◆ STATED EXERCISE
Do not copy the pictures; transcribe all other material exactly.

◆ ◆ ◆ ◆ ◆

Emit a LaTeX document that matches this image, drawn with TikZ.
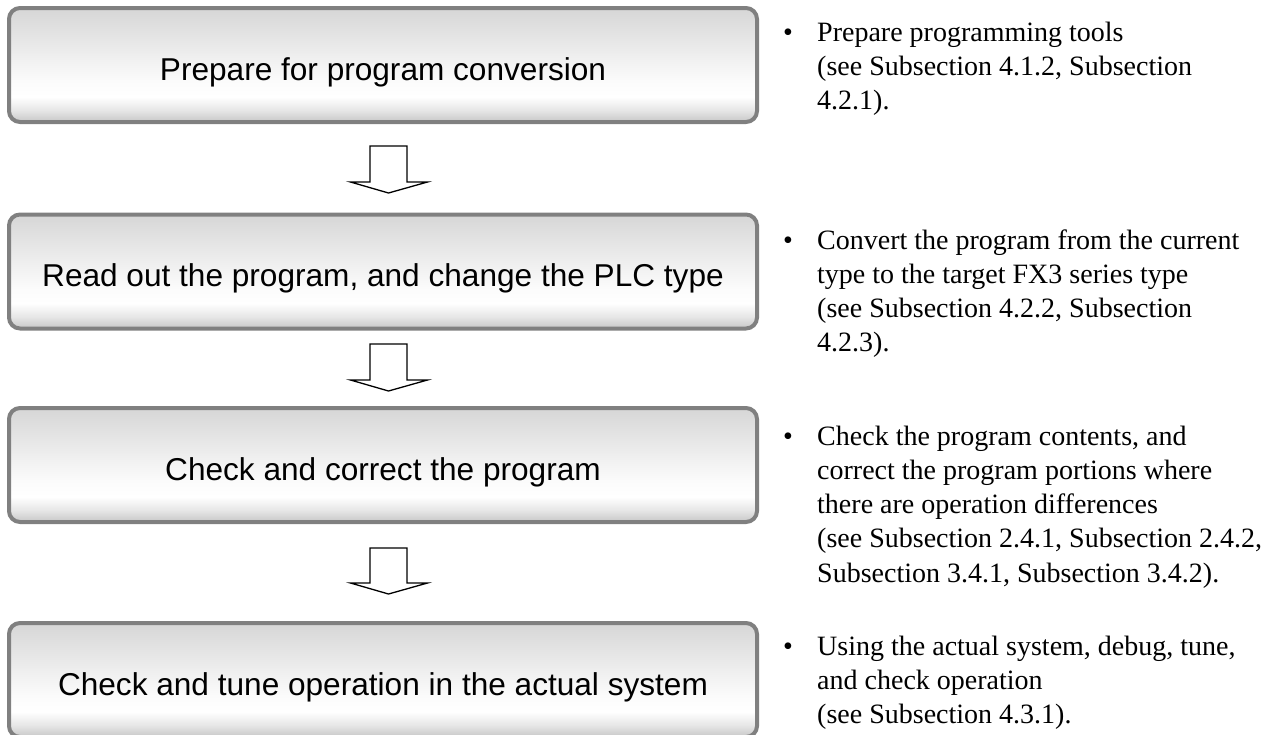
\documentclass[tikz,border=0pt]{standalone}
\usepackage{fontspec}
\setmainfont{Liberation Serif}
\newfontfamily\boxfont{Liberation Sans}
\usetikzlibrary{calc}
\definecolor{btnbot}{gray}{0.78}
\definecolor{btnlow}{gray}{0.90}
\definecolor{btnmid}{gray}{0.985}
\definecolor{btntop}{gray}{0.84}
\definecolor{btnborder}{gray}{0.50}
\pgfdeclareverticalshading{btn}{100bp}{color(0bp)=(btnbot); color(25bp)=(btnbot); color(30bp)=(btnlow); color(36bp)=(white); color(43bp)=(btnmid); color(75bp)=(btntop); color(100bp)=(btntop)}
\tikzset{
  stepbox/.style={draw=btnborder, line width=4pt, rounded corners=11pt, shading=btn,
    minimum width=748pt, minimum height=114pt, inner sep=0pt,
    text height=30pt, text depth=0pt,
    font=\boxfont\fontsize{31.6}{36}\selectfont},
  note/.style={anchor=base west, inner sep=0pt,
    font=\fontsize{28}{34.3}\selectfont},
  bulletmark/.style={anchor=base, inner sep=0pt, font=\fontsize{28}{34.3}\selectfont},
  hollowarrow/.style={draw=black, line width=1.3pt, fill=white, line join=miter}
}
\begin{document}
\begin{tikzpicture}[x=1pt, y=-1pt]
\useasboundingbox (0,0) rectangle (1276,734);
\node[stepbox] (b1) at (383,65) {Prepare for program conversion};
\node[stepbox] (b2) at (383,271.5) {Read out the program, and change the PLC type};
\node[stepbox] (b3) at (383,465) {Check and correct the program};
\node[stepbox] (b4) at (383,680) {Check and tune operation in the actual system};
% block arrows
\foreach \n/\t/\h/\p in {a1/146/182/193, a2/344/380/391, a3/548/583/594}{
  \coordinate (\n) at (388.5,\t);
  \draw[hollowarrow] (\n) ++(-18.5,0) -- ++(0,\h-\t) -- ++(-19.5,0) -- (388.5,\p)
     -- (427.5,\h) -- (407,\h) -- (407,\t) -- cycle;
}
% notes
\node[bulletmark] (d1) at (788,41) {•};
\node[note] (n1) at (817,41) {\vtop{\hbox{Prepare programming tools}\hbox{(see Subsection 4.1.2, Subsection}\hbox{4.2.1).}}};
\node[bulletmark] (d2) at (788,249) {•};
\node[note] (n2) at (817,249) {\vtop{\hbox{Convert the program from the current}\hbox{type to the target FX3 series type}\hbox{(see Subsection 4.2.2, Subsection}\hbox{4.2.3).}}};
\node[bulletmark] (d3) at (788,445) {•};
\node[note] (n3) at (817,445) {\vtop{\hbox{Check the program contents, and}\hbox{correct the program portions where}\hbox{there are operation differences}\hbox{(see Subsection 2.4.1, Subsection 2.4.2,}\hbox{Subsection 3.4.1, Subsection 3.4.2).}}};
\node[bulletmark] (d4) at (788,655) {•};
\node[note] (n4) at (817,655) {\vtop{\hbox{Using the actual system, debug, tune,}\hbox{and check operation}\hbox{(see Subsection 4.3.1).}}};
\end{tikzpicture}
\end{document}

◆ ◆ ◆ ◆ ◆

◆ RESPONSE TO THIS TASK
Emit a LaTeX document that matches this image, drawn with TikZ.
\documentclass[tikz,border=0pt]{standalone}
\usepackage{fontspec}
\setmainfont{Liberation Serif}
\newfontfamily\boxfont{Liberation Sans}
\usetikzlibrary{calc}
\definecolor{btnbot}{gray}{0.78}
\definecolor{btnlow}{gray}{0.90}
\definecolor{btnmid}{gray}{0.985}
\definecolor{btntop}{gray}{0.84}
\definecolor{btnborder}{gray}{0.50}
\pgfdeclareverticalshading{btn}{100bp}{color(0bp)=(btnbot); color(25bp)=(btnbot); color(30bp)=(btnlow); color(36bp)=(white); color(43bp)=(btnmid); color(75bp)=(btntop); color(100bp)=(btntop)}
\tikzset{
  stepbox/.style={draw=btnborder, line width=4pt, rounded corners=11pt, shading=btn,
    minimum width=748pt, minimum height=114pt, inner sep=0pt,
    text height=30pt, text depth=0pt,
    font=\boxfont\fontsize{31.6}{36}\selectfont},
  note/.style={anchor=base west, inner sep=0pt,
    font=\fontsize{28}{34.3}\selectfont},
  bulletmark/.style={anchor=base, inner sep=0pt, font=\fontsize{28}{34.3}\selectfont},
  hollowarrow/.style={draw=black, line width=1.3pt, fill=white, line join=miter}
}
\begin{document}
\begin{tikzpicture}[x=1pt, y=-1pt]
\useasboundingbox (0,0) rectangle (1276,734);
\node[stepbox] (b1) at (383,65) {Prepare for program conversion};
\node[stepbox] (b2) at (383,271.5) {Read out the program, and change the PLC type};
\node[stepbox] (b3) at (383,465) {Check and correct the program};
\node[stepbox] (b4) at (383,680) {Check and tune operation in the actual system};
% block arrows
\foreach \n/\t/\h/\p in {a1/146/182/193, a2/344/380/391, a3/548/583/594}{
  \coordinate (\n) at (388.5,\t);
  \draw[hollowarrow] (\n) ++(-18.5,0) -- ++(0,\h-\t) -- ++(-19.5,0) -- (388.5,\p)
     -- (427.5,\h) -- (407,\h) -- (407,\t) -- cycle;
}
% notes
\node[bulletmark] (d1) at (788,41) {•};
\node[note] (n1) at (817,41) {\vtop{\hbox{Prepare programming tools}\hbox{(see Subsection 4.1.2, Subsection}\hbox{4.2.1).}}};
\node[bulletmark] (d2) at (788,249) {•};
\node[note] (n2) at (817,249) {\vtop{\hbox{Convert the program from the current}\hbox{type to the target FX3 series type}\hbox{(see Subsection 4.2.2, Subsection}\hbox{4.2.3).}}};
\node[bulletmark] (d3) at (788,445) {•};
\node[note] (n3) at (817,445) {\vtop{\hbox{Check the program contents, and}\hbox{correct the program portions where}\hbox{there are operation differences}\hbox{(see Subsection 2.4.1, Subsection 2.4.2,}\hbox{Subsection 3.4.1, Subsection 3.4.2).}}};
\node[bulletmark] (d4) at (788,655) {•};
\node[note] (n4) at (817,655) {\vtop{\hbox{Using the actual system, debug, tune,}\hbox{and check operation}\hbox{(see Subsection 4.3.1).}}};
\end{tikzpicture}
\end{document}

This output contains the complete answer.